O artigo 23 da Lei nº 11.076 determina que o CRA deverá ser vinculado a direitos creditórios originários de negócios realizados entre produtores rurais, ou suas cooperativas, e terceiros, sempre no âmbito do agronegócio. Tais negócios também incluem financiamentos ou empréstimos relacionados a produção, comercialização, beneficiamento ou industrialização de produtos ou insumos agropecuários ou de máquinas e implementos utilizados na produção agropecuária.
Em suma, estes são os títulos de crédito aplicados ao agronegócio, cada qual com suas peculiaridades e exclusividades, que, por conta disso, desempenham um papel fundamental no desenvolvimento e crescimento do setor, visto que através deles é possível viabilizar o financiamento e a captação de recursos necessários para impulsionar as atividades agrícolas e pecuárias.
É evidente que há também uma intenção de contribuir com sustentabilidade ambiental, o que é de suma importância, uma vez que o meio ambiente e o agronegócio devem andar juntos, em sintonia.
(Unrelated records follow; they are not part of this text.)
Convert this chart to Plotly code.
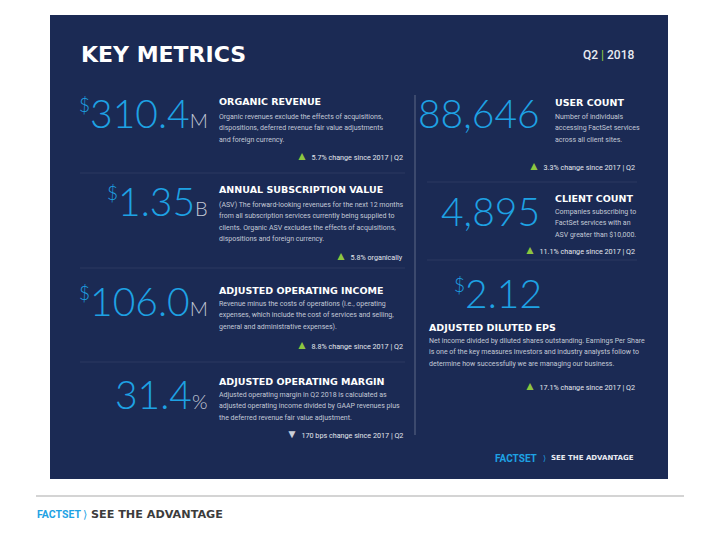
import plotly.graph_objects as go

# ---------------- data ----------------
left_titles = ["ORGANIC REVENUE", "ANNUAL SUBSCRIPTION VALUE",
               "ADJUSTED OPERATING INCOME", "ADJUSTED OPERATING MARGIN"]
left_values = [310.4, 1.35, 106.0, 31.4]
left_decimals = [1, 2, 1, 1]
left_prefix = ["$", "$", "$", ""]
left_suffix = ["M", "B", "M", "%"]
left_desc = [
    ["Organic revenues exclude the effects of acquisitions,",
     "dispositions, deferred revenue fair value adjustments",
     "and foreign currency."],
    ["(ASV) The forward-looking revenues for the next 12 months",
     "from all subscription services currently being supplied to",
     "clients. Organic ASV excludes the effects of acquisitions,",
     "dispositions and foreign currency."],
    ["Revenue minus the costs of operations (i.e., operating",
     "expenses, which include the cost of services and selling,",
     "general and administrative expenses)."],
    ["Adjusted operating margin in Q2 2018 is calculated as",
     "adjusted operating income divided by GAAP revenues plus",
     "the deferred revenue fair value adjustment."],
]
left_change = ["5.7% change since 2017 | Q2", "5.8% organically",
               "8.8% change since 2017 | Q2", "170 bps change since 2017 | Q2"]
left_direction = ["up", "up", "up", "down"]

right_titles = ["USER COUNT", "CLIENT COUNT", "ADJUSTED DILUTED EPS"]
right_values = [88646, 4895, 2.12]
right_decimals = [0, 0, 2]
right_prefix = ["", "", "$"]
right_desc = [
    ["Number of individuals", "accessing FactSet services", "across all client sites."],
    ["Companies subscribing to", "FactSet services with an", "ASV greater than $10,000."],
    ["Net income divided by diluted shares outstanding. Earnings Per Share",
     "is one of the key measures investors and industry analysts follow to",
     "determine how successfully we are managing our business."],
]
right_change = ["3.3% change since 2017 | Q2", "11.1% change since 2017 | Q2",
                "17.1% change since 2017 | Q2"]
right_direction = ["up", "up", "up"]

header_title = "KEY METRICS"
header_period = ["Q2", "2018"]
brand = "FACTSET"
tagline = "SEE THE ADVANTAGE"

# ---------------- styles / layout ----------------
NAVY = "#1b2a54"
BLUE = "#1ea2e4"
GREEN = "#8cc63f"
DESC_C = "#c3c9d6"
SUFFIX_C = "#c3c9d6"
NUM_FONT = "Lato, Roboto, sans-serif"
TITLE_FONT = "DejaVu Sans, sans-serif"
DESC_FONT = "Roboto, Liberation Sans, sans-serif"
BRAND_FONT = "Roboto, sans-serif"

L_num_right = 210
L_num_y = [113, 201, 301, 394]
L_title_x = 217
L_title_y = [101, 189, 290, 381]
L_desc_y0 = [117, 205, 304, 395]
L_change_x = 405
L_change_y = [156, 256, 345, 434]
L_sep_y = [173, 268, 362]

R_num_right = [542, 542, 544]
R_num_y = [113, 211, 293]
R_title_x = [553, 553, 427]
R_title_y = [102, 198, 327]
R_desc_x = [553, 553, 427]
R_desc_y0 = [117, 212, 341]
R_change_x = 637
R_change_y = [166, 250, 386]
R_sep_y = [182, 260]

LINE_H = 11.3
NUM_SIZE = 39

fig = go.Figure()
fig.add_trace(go.Scatter(x=[0, 720], y=[0, 540], mode="markers",
                         marker=dict(opacity=0), hoverinfo="skip", showlegend=False))

shapes = []
shapes.append(dict(type="rect", x0=50, x1=668, y0=15, y1=479, xref="x", yref="y",
                   fillcolor=NAVY, line=dict(width=0), layer="below"))
for y in L_sep_y:
    shapes.append(dict(type="line", x0=80, x1=405, y0=y, y1=y, xref="x", yref="y",
                       line=dict(color="rgba(255,255,255,0.07)", width=1)))
for y in R_sep_y:
    shapes.append(dict(type="line", x0=427, x1=637, y0=y, y1=y, xref="x", yref="y",
                       line=dict(color="rgba(255,255,255,0.07)", width=1)))
shapes.append(dict(type="line", x0=415, x1=415, y0=95, y1=435, xref="x", yref="y",
                   line=dict(color="rgba(255,255,255,0.3)", width=1)))
shapes.append(dict(type="line", x0=36, x1=684, y0=496, y1=496, xref="x", yref="y",
                   line=dict(color="#d4d4d4", width=2)))

ann = []


def A(x, y, text, size, color, family, xanchor="left", yanchor="middle", weight=None):
    f = dict(size=size, color=color, family=family)
    if weight is not None:
        f["weight"] = weight
    ann.append(dict(x=x, y=y, xref="x", yref="y", text=text, showarrow=False,
                    xanchor=xanchor, yanchor=yanchor, font=f, align=xanchor))


def big_number(x, y, prefix, value, dec, suffix, size):
    s = f"{value:,.{dec}f}"
    t = ""
    if prefix:
        t += f"<sup><span style='font-size:{int(size*0.5)}px'>{prefix}</span></sup>"
    t += s
    if suffix:
        t += f"<span style='font-size:{int(size*0.52)}px;color:{SUFFIX_C}'>{suffix}</span>"
    A(x, y, t, size, BLUE, NUM_FONT, xanchor="right", weight=300)


def change_text(x, y, text, direction):
    tri = f"<span style='color:{GREEN};font-size:12px'>▲</span>" if direction == "up" else \
        "<span style='color:#c9ced8;font-size:12px'>▼</span>"
    A(x, y, f"{tri}  {text}", 7.2, "#e4e7ee", DESC_FONT, xanchor="right")


A(79, 54, header_title, 22, "white", TITLE_FONT, weight="bold")
A(637, 55, f"{header_period[0]} <span style='color:{GREEN}'>|</span> {header_period[1]}",
  12, "#e8ebf1", "Roboto, sans-serif", xanchor="right", weight=500)

for i in range(4):
    big_number(L_num_right, L_num_y[i], left_prefix[i], left_values[i],
               left_decimals[i], left_suffix[i], NUM_SIZE)
    A(L_title_x, L_title_y[i], left_titles[i], 9.5, "white", TITLE_FONT, weight="bold")
    for j, line in enumerate(left_desc[i]):
        A(L_title_x, L_desc_y0[i] + j * LINE_H, line, 7, DESC_C, DESC_FONT)
    change_text(L_change_x, L_change_y[i], left_change[i], left_direction[i])

for i in range(3):
    big_number(R_num_right[i], R_num_y[i], right_prefix[i], right_values[i],
               right_decimals[i], "", NUM_SIZE)
    A(R_title_x[i], R_title_y[i], right_titles[i], 9.5, "white", TITLE_FONT, weight="bold")
    for j, line in enumerate(right_desc[i]):
        A(R_desc_x[i], R_desc_y0[i] + j * LINE_H, line, 7, DESC_C, DESC_FONT)
    change_text(R_change_x, R_change_y[i], right_change[i], right_direction[i])

# in-panel footer
A(539, 458, f"<b>{brand}</b>", 10, BLUE, BRAND_FONT, xanchor="right")
A(541, 458, "⟩", 8, BLUE, "DejaVu Sans, sans-serif", xanchor="left")
A(636, 458, f"<b>{tagline}</b>", 7, "#e8ebf1", "DejaVu Sans, sans-serif", xanchor="right")
# page footer
A(35, 514, f"<b>{brand}</b>", 10.5, BLUE, BRAND_FONT, xanchor="left")
A(81, 514, "⟩", 11, BLUE, "DejaVu Sans, sans-serif", xanchor="left")
A(89, 514, f"<b>{tagline}</b>", 11.2, "#3c3c3c", "DejaVu Sans, sans-serif", xanchor="left")

fig.update_layout(
    width=720, height=540, margin=dict(l=0, r=0, t=0, b=0),
    paper_bgcolor="white", plot_bgcolor="white",
    xaxis=dict(range=[0, 720], visible=False, fixedrange=True),
    yaxis=dict(range=[540, 0], visible=False, fixedrange=True),
    shapes=shapes, annotations=ann, showlegend=False,
)
fig.write_html("out.html", config=dict(displayModeBar=False),
               post_script="document.body.style.margin='0';document.body.style.overflow='hidden';")
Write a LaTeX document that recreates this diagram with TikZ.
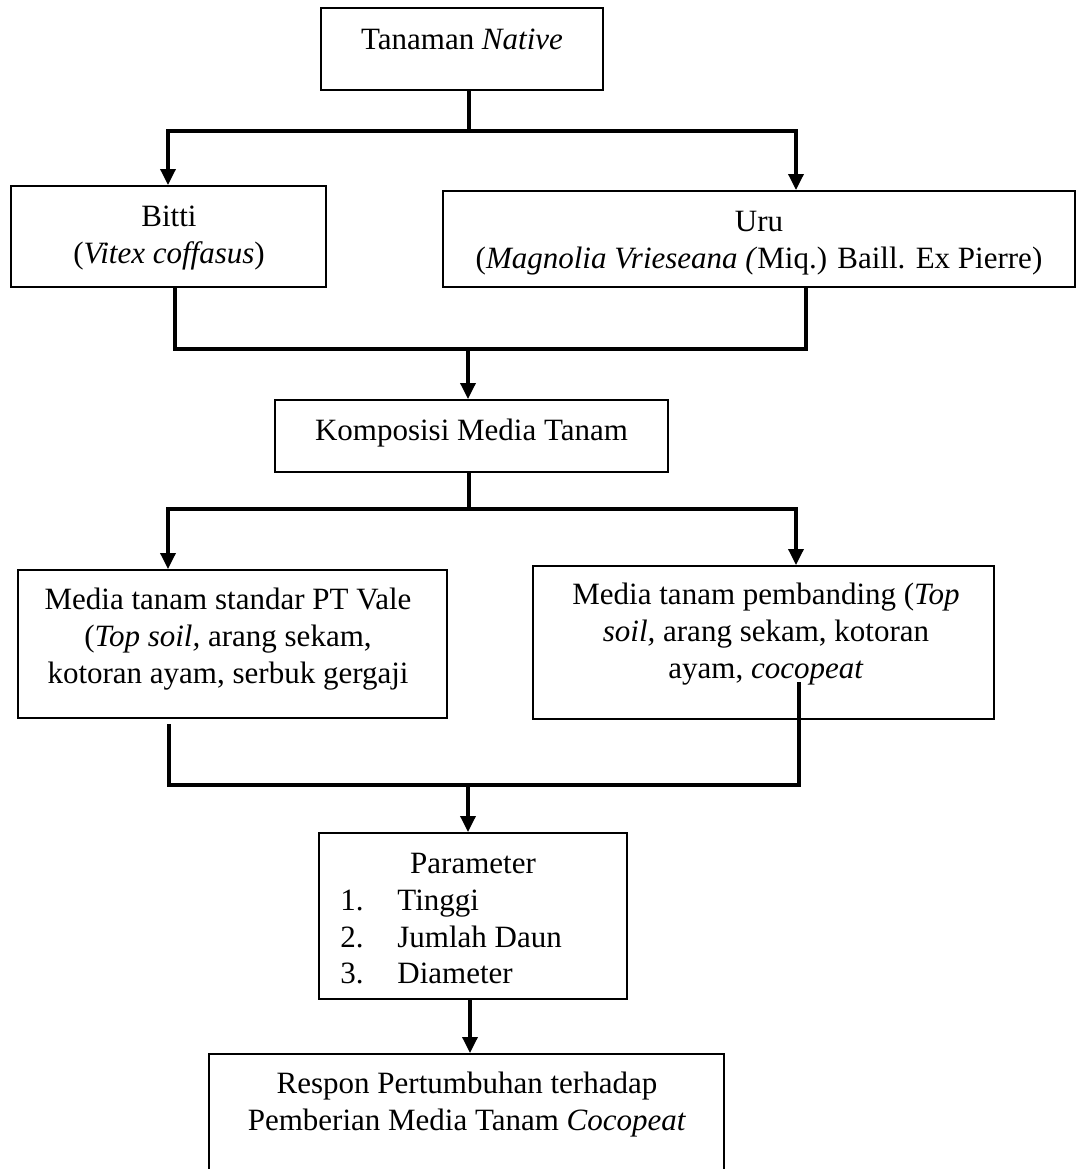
\documentclass[tikz,border=0pt]{standalone}
\usepackage{fontspec}
\setmainfont{Liberation Serif}
\usetikzlibrary{arrows.meta}
\begin{document}
\begin{tikzpicture}[x=0.5pt,y=-0.5pt,
  box/.style={draw, line width=1pt, inner sep=0pt},
  conn/.style={line width=1.7pt},
  arr/.style={conn, -{Triangle[length=8pt,width=7.5pt]}},
  txt/.style={font=\fontsize{15.5}{18}\selectfont, inner sep=0pt, anchor=base},
  ltxt/.style={txt, anchor=base west}]
\useasboundingbox (0,0) rectangle (1077,1169);
\clip (0,0) rectangle (1077,1169);
\fill[white] (0,0) rectangle (1077,1169);

% boxes
\node[box, minimum width=141pt, minimum height=41pt] (tan) at (462,49) {};
\node[box, minimum width=157.5pt, minimum height=50.5pt] (bitti) at (168.5,236.5) {};
\node[box, minimum width=316pt, minimum height=48pt] (uru) at (759,239) {};
\node[box, minimum width=196.5pt, minimum height=36pt] (komp) at (471.5,436) {};
\node[box, minimum width=214.5pt, minimum height=74pt] (medl) at (232.5,644) {};
\node[box, minimum width=230.5pt, minimum height=76.5pt] (medr) at (763.5,642.5) {};
\node[box, minimum width=154pt, minimum height=83pt] (param) at (473,916) {};
\node[box, minimum width=257.5pt, minimum height=68pt] (resp) at (466.5,1122) {};

% texts
\node[txt] (t1) at (462,49) {Tanaman \textit{Native}};
\node[txt] (t2a) at (169,226) {Bitti};
\node[txt] (t2b) at (169,263) {(\textit{Vitex coffasus})};
\node[txt] (t3a) at (759,231) {Uru};
\node[txt] (t3b) at (759,268) {(\textit{Magnolia Vrieseana (}Miq.) Baill. Ex Pierre)};
\node[txt] (t4) at (471.5,440) {Komposisi Media Tanam};
\node[txt] (t5a) at (228,609) {Media tanam standar PT Vale};
\node[txt] (t5b) at (228,646) {(\textit{Top soil,} arang sekam,};
\node[txt] (t5c) at (228,683) {kotoran ayam, serbuk gergaji};
\node[txt] (t6a) at (766,604) {Media tanam pembanding (\textit{Top}};
\node[txt] (t6b) at (766,641) {\textit{soil,} arang sekam, kotoran};
\node[txt] (t6c) at (766,678) {ayam, \textit{cocopeat}};
\node[txt] (t7) at (473,873) {Parameter};
\node[ltxt] (n1) at (340,910) {1.};
\node[ltxt] (w1) at (397,910) {Tinggi};
\node[ltxt] (n2) at (340,947) {2.};
\node[ltxt] (w2) at (397,947) {Jumlah Daun};
\node[ltxt] (n3) at (340,983) {3.};
\node[ltxt] (w3) at (397,983) {Diameter};
\node[txt] (t8a) at (467,1093) {Respon Pertumbuhan terhadap};
\node[txt] (t8b) at (467,1130) {Pemberian Media Tanam \textit{Cocopeat}};

% connectors: level 1
\coordinate (j1) at (469,131);
\coordinate (j1l) at (168,131);
\coordinate (j1r) at (796,131);
\draw[conn] (tan.south -| j1) -- (j1);
\draw[arr] (j1) -- (j1l) -- (j1l |- bitti.north);
\draw[arr] (j1) -- (j1r) -- (j1r |- uru.north);

% level 2
\coordinate (j2l) at (175,349);
\coordinate (j2r) at (806,349);
\coordinate (j2m) at (468,349);
\draw[conn] (bitti.south -| j2l) -- (j2l) -- (j2r) -- (uru.south -| j2r);
\draw[arr] (j2m) -- (j2m |- komp.north);

% level 3
\coordinate (j3) at (469,509);
\coordinate (j3l) at (168,509);
\coordinate (j3r) at (796,509);
\draw[conn] (komp.south -| j3) -- (j3);
\draw[arr] (j3) -- (j3l) -- (j3l |- medl.north);
\draw[arr] (j3) -- (j3r) -- (j3r |- medr.north);

% level 4
\coordinate (s4l) at (169,724);
\coordinate (j4l) at (169,785);
\coordinate (j4r) at (799,785);
\coordinate (s4r) at (799,682);
\coordinate (j4m) at (468,785);
\draw[conn] (s4l) -- (j4l) -- (j4r) -- (s4r);
\draw[arr] (j4m) -- (j4m |- param.north);

% level 5
\coordinate (j5) at (470,1000);
\draw[arr] (param.south -| j5) -- (j5 |- resp.north);
\end{tikzpicture}
\end{document}
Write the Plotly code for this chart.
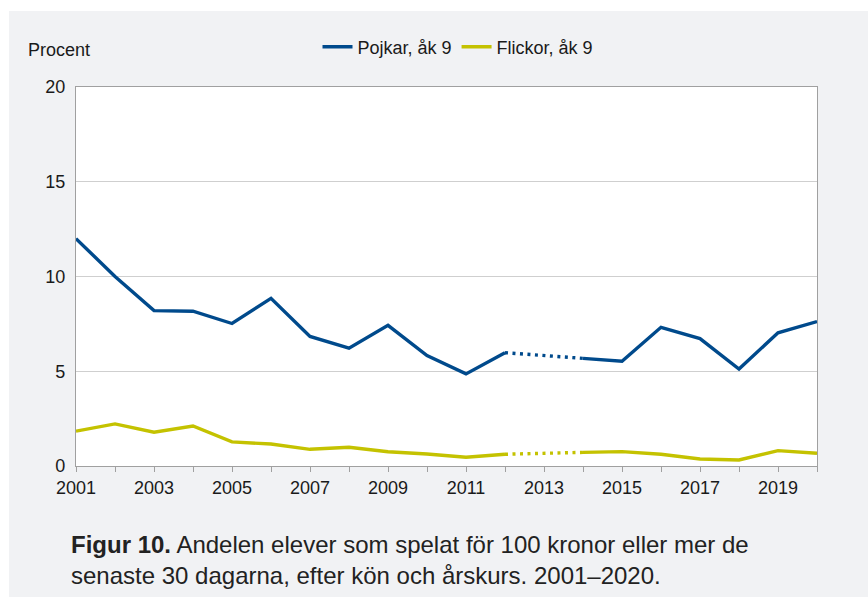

A introdução de títulos como a CPR Verde, que valoriza a preservação ambiental e a adoção de práticas sustentáveis, reflete a crescente preocupação com a preservação dos recursos naturais e a conscientização sobre a importância de práticas agrícolas responsáveis.
Portanto, é manifesto que a interligação entre o mercado financeiro e de capitais com a atividade do agronegócio é fundamental para o desenvolvimento e fortalecimento dessa atividade econômica. O contínuo incentivo à criação de novos instrumentos financeiros e o aprimoramento das regulamentações é essencial para garantir a sustentabilidade e competitividade do agronegócio brasileiro no cenário global.
Com uma abordagem responsável e inovadora, o Brasil pode continuar se destacando como líder na produção e comercialização de commodities agrícolas, beneficiando tanto os produtores rurais e investidores quanto a economia do país como um todo.